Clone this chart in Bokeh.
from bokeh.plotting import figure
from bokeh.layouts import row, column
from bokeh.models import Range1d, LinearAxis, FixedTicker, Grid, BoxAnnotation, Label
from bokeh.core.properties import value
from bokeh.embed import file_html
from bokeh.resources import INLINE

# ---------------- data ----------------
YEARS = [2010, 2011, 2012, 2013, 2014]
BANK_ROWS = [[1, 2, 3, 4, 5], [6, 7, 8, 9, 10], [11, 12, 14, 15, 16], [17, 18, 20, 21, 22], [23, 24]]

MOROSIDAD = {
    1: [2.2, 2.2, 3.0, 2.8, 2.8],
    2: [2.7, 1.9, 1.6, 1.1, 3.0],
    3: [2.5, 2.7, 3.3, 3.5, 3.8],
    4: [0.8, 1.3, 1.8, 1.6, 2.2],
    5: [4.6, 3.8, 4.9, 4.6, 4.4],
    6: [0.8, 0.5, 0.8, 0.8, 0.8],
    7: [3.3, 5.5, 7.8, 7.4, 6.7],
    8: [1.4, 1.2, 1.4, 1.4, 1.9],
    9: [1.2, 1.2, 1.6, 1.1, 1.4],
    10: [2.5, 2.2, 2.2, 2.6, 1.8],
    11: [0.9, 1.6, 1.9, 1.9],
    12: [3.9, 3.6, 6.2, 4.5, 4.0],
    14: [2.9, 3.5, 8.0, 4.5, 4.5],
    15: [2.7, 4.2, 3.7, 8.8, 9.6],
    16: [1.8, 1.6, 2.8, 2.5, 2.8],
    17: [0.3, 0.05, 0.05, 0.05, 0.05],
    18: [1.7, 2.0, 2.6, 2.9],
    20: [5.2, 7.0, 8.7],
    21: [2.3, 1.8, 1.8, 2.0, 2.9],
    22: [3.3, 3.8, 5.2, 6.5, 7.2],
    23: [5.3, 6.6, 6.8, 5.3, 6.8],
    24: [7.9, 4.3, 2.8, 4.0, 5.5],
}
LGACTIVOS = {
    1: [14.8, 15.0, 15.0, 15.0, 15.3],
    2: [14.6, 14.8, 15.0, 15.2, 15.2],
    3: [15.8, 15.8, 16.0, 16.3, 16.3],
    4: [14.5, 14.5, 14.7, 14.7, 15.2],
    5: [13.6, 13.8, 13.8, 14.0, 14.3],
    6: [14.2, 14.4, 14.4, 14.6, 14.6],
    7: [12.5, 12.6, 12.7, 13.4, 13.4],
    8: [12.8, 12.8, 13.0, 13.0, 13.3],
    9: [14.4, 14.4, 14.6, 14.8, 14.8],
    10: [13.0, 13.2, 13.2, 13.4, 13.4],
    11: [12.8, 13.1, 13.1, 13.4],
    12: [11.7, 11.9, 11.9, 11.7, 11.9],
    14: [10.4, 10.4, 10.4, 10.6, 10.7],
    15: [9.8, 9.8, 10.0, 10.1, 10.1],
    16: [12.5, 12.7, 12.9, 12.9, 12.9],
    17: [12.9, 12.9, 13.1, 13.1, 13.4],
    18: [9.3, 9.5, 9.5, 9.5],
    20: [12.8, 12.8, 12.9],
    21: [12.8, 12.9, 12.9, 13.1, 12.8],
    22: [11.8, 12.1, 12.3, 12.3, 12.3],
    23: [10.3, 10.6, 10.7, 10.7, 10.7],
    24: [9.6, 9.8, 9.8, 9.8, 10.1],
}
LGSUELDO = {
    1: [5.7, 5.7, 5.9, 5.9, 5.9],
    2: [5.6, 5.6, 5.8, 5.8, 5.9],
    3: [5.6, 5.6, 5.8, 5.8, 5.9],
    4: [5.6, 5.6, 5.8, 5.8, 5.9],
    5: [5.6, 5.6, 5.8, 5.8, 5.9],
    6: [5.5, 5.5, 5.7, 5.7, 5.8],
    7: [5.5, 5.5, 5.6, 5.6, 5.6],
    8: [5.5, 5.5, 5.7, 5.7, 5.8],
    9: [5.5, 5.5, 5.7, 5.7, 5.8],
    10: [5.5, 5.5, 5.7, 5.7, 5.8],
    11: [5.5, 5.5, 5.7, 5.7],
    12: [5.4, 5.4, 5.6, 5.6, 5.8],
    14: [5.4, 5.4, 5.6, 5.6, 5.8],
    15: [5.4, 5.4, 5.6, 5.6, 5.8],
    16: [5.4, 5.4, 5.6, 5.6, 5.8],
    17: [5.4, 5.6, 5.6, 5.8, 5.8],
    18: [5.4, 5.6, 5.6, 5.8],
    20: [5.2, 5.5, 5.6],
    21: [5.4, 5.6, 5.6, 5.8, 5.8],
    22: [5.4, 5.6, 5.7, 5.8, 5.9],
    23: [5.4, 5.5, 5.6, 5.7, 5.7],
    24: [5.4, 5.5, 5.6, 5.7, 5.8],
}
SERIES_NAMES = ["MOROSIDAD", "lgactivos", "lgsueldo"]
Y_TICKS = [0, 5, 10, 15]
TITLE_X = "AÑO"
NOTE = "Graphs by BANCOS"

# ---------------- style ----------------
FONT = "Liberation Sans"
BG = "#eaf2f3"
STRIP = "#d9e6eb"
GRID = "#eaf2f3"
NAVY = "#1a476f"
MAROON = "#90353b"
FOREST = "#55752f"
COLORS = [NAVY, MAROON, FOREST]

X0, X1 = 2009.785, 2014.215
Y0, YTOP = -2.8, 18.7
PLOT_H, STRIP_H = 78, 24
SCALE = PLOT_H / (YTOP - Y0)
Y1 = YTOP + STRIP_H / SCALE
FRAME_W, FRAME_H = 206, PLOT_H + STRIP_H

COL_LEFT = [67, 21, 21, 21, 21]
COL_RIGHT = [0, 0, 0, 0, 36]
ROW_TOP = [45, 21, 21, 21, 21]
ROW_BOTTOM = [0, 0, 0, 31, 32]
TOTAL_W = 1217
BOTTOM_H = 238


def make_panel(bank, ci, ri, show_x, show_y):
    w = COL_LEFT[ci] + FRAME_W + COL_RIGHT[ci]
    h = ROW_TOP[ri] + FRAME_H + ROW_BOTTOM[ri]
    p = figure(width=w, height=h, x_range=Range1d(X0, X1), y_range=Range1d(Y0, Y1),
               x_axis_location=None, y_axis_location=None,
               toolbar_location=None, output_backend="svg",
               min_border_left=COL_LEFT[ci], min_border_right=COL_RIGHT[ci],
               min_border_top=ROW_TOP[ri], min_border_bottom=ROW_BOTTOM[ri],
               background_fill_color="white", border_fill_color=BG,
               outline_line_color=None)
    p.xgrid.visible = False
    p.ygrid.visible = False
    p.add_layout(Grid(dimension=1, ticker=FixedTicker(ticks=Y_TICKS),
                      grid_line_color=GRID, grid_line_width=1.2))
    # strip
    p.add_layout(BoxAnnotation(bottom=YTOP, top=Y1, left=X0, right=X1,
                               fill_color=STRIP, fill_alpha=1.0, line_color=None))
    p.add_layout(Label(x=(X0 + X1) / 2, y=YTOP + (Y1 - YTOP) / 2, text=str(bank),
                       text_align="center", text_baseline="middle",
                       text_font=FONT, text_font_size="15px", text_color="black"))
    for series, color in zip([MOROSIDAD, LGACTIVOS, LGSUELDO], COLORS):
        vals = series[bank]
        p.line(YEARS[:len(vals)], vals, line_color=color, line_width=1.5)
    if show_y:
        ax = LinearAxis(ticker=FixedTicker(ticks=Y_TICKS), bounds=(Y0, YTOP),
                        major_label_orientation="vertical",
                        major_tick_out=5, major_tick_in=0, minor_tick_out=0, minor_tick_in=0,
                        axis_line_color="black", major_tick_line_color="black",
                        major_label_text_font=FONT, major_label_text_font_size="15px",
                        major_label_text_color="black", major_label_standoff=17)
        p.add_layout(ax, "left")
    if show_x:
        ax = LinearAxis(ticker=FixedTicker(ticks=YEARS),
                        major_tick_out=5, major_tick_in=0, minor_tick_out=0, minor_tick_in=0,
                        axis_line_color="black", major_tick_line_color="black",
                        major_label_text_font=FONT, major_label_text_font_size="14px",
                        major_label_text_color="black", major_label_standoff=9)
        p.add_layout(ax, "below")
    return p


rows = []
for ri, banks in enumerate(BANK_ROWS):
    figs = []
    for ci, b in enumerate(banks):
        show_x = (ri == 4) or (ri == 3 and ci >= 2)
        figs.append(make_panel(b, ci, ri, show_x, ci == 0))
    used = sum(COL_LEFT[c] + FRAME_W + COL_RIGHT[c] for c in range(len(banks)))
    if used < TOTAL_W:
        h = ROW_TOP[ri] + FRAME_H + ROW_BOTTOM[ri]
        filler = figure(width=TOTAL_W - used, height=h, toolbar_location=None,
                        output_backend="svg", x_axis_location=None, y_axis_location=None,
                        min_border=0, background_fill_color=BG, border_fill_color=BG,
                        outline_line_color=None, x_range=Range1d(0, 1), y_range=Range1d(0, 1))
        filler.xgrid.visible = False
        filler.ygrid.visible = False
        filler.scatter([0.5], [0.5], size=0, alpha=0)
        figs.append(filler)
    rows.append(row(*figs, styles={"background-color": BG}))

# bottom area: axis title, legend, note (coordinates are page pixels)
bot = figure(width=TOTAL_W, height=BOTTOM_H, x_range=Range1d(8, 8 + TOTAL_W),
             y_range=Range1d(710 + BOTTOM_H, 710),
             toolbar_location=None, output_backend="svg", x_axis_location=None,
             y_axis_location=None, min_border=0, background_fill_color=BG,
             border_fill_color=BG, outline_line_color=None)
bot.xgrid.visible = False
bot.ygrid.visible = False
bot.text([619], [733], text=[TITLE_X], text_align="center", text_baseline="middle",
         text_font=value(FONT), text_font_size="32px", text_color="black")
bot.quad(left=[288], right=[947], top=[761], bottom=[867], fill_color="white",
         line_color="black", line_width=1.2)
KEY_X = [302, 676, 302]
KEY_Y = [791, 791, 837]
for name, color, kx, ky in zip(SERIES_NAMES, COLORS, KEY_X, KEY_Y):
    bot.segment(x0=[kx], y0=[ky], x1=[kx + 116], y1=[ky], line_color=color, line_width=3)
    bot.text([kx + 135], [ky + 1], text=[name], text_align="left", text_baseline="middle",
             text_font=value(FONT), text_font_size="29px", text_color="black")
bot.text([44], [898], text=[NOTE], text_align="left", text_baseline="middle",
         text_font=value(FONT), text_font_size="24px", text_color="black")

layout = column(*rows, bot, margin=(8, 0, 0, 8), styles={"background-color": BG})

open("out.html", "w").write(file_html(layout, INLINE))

**Task brief**
Word for word, quote the lines of the material from the first line through the line with "22], [23, 24]]", both ends included.

**Solution for this problem**
Clone this chart in Bokeh.
from bokeh.plotting import figure
from bokeh.layouts import row, column
from bokeh.models import Range1d, LinearAxis, FixedTicker, Grid, BoxAnnotation, Label
from bokeh.core.properties import value
from bokeh.embed import file_html
from bokeh.resources import INLINE

# ---------------- data ----------------
YEARS = [2010, 2011, 2012, 2013, 2014]
BANK_ROWS = [[1, 2, 3, 4, 5], [6, 7, 8, 9, 10], [11, 12, 14, 15, 16], [17, 18, 20, 21, 22], [23, 24]]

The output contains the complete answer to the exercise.